A nonpartisan legal think tank plans to study U.S. treatment of terrorism detainees, partly out of concern that the country's policies lack clarity and can be manipulated to permit abuse or torture in dangerous times, members of a task force appointed to conduct the study said Friday.

Eleanor J. Hill, one of three chairpersons on The Constitution Project's new panel, said events after the Sept. 11 terrorist attacks such as the abuse by American troops of inmates at Abu Ghraib prison in Iraq and complaints of detainee torture will be one focus of the study.

She said it was important in fighting terrorism to project an image of the United States that is consistent with the principles the country was founded upon so that terrorists are not viewed more favorably than Americans in some parts of the world.

"When you see stories of Abu Ghraib and stories of torture, it's not the kind of America we want the rest of the world to see and the kind of country we want to be," said Hill, who was a Department of Defense inspector general under President Bill Clinton. "America is not what terrorists say we are, an evil country to be hated."

Former FBI Director William Sessions, former Arkansas U.S. Rep. Asa Hutchinson, a retired Army general and a retired appeals court judge in Washington are among 11 people selected for a task force that will meet for the first time in early January, said Virginia Sloan, a lawyer and president of The Constitution Project.

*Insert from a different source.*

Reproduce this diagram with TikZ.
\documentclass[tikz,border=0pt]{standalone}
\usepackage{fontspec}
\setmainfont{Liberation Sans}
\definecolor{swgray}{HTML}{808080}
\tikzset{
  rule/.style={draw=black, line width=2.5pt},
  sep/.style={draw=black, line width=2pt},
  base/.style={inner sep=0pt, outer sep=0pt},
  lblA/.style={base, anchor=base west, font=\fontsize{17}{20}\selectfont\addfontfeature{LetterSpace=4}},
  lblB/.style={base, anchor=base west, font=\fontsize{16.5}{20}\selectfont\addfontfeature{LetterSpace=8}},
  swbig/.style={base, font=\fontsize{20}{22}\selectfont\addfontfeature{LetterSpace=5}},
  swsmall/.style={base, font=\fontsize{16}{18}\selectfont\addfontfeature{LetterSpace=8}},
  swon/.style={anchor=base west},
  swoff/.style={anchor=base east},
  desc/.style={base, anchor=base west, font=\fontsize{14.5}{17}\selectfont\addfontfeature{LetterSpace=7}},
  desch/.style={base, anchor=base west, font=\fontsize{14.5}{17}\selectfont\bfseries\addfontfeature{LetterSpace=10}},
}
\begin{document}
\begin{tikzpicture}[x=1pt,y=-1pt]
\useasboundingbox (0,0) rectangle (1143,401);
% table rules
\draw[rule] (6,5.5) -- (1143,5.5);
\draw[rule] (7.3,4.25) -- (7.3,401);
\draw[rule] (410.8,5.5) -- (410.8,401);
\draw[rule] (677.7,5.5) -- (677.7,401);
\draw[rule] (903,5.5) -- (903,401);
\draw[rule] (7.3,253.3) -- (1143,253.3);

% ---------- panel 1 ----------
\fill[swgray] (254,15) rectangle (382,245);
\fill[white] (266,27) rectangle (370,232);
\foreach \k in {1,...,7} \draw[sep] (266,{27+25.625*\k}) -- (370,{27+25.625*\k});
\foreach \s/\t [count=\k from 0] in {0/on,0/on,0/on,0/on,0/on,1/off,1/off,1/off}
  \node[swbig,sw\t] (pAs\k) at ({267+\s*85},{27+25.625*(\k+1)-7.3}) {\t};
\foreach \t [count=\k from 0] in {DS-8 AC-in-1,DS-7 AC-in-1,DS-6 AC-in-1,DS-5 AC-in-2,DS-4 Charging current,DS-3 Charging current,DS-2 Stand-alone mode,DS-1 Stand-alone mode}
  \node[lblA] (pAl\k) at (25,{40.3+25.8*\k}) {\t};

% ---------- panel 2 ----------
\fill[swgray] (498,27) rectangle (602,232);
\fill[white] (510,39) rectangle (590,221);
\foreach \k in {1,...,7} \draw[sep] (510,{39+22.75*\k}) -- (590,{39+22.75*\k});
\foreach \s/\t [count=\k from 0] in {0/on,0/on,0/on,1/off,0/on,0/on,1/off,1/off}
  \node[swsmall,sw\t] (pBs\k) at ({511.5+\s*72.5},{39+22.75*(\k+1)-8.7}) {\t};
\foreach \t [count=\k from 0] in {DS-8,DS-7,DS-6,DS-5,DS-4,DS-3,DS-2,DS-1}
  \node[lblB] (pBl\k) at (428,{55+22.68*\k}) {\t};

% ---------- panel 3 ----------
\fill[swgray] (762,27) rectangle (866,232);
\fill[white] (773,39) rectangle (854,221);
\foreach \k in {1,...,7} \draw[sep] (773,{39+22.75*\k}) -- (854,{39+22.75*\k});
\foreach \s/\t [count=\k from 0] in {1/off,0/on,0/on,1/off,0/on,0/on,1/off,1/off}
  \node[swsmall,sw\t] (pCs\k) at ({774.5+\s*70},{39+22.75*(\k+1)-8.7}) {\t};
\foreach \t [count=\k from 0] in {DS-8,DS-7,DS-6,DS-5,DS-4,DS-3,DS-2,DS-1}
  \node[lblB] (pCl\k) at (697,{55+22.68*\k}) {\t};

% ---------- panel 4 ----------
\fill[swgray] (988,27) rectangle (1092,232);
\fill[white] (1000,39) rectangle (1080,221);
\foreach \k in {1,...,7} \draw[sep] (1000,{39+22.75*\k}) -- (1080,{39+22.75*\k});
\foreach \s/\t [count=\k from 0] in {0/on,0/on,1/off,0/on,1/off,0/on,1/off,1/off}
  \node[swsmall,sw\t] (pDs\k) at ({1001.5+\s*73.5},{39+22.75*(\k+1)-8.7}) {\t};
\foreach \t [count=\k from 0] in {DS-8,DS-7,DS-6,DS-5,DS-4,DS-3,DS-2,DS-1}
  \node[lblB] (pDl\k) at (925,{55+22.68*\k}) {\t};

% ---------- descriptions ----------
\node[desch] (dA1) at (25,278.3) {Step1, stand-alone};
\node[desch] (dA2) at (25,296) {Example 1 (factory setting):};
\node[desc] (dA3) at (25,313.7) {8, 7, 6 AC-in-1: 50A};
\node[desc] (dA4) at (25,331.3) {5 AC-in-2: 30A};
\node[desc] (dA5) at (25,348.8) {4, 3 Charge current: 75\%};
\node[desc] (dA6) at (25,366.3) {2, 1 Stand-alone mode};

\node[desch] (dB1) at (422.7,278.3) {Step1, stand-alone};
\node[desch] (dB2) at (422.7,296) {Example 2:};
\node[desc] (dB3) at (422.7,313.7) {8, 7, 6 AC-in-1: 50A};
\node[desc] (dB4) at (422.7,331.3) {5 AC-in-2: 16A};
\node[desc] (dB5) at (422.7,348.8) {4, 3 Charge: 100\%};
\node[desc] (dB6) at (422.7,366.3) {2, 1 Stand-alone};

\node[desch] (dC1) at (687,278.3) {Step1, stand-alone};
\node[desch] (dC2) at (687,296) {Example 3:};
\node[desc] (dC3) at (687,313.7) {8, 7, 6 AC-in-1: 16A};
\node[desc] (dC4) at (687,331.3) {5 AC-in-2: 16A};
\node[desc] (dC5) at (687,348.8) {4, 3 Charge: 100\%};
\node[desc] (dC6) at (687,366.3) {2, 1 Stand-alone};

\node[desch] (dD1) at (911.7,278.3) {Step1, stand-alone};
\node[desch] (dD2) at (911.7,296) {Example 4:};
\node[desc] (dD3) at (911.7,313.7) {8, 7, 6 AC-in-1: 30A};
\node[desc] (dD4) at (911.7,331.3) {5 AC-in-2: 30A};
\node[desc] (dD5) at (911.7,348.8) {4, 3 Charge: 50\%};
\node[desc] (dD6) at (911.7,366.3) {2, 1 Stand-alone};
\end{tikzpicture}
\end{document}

Sloan said the task force will try to reconcile the lack of clarity and consistency in U.S. detainee treatment policies to ensure public confidence in future policy decisions. Its work should produce a final report in a year to 18 months, she said.

She said the policies must be clear because civil liberties are undermined in times when national security is threatened.

"We've seen it throughout history," she said. "When there's some sort of crisis, we do curtail civil liberties."

Hutchinson, a Republican who served as Department of Homeland Security undersecretary under George W. Bush, said in an interview that he joined the panel because he was convinced the study was "something important for our national security and our war on terrorism."

He said he will want to know what policies toward detainees were in place and how they were viewed during the past three presidential administrations.

"I'm going into it with very much an open mind," Hutchinson said, calling himself an "unabashed conservative."

He said the group's work will be hampered somewhat because it will lack subpoena power and will not have access to classified materials.

Sloan said the group decided to study the issue after others tried unsuccessfully to persuade President Barack Obama or Congress to initiate their own studies.

Hill said she understood that other looming issues including the war in Afghanistan and the economy likely took precedence.

"The idea really is to move the country past this," she said. "We'll look at the facts. Were things done that shouldn't have been done and, if so, what can we do to prevent those things from happening in the future."

The task force was formed just weeks after the first Guantanamo detainee to be tried in a civilian court was acquitted in federal court in Manhattan on all but one of more than 280 charges that he took part in the al-Qaida bombings of two U.S. embassies in Africa in 1998. The twin attacks killed 224 people, including a dozen Americans.

Just before the start of Ghailani's trial, U.S. District Judge Lewis A. Kaplan excluded the prosecution's most important witness on the grounds that the government learned about him only after Ghailani was subjected to harsh interrogation tactics at a CIA-run camp overseas after his 2004 arrest.

None of the statements Ghailani made to authorities after his arrest were used at the trial.

(This version CORRECTS in 5th paragraph that Hutchinson represented Arkansas in Congress, instead of Arizona.)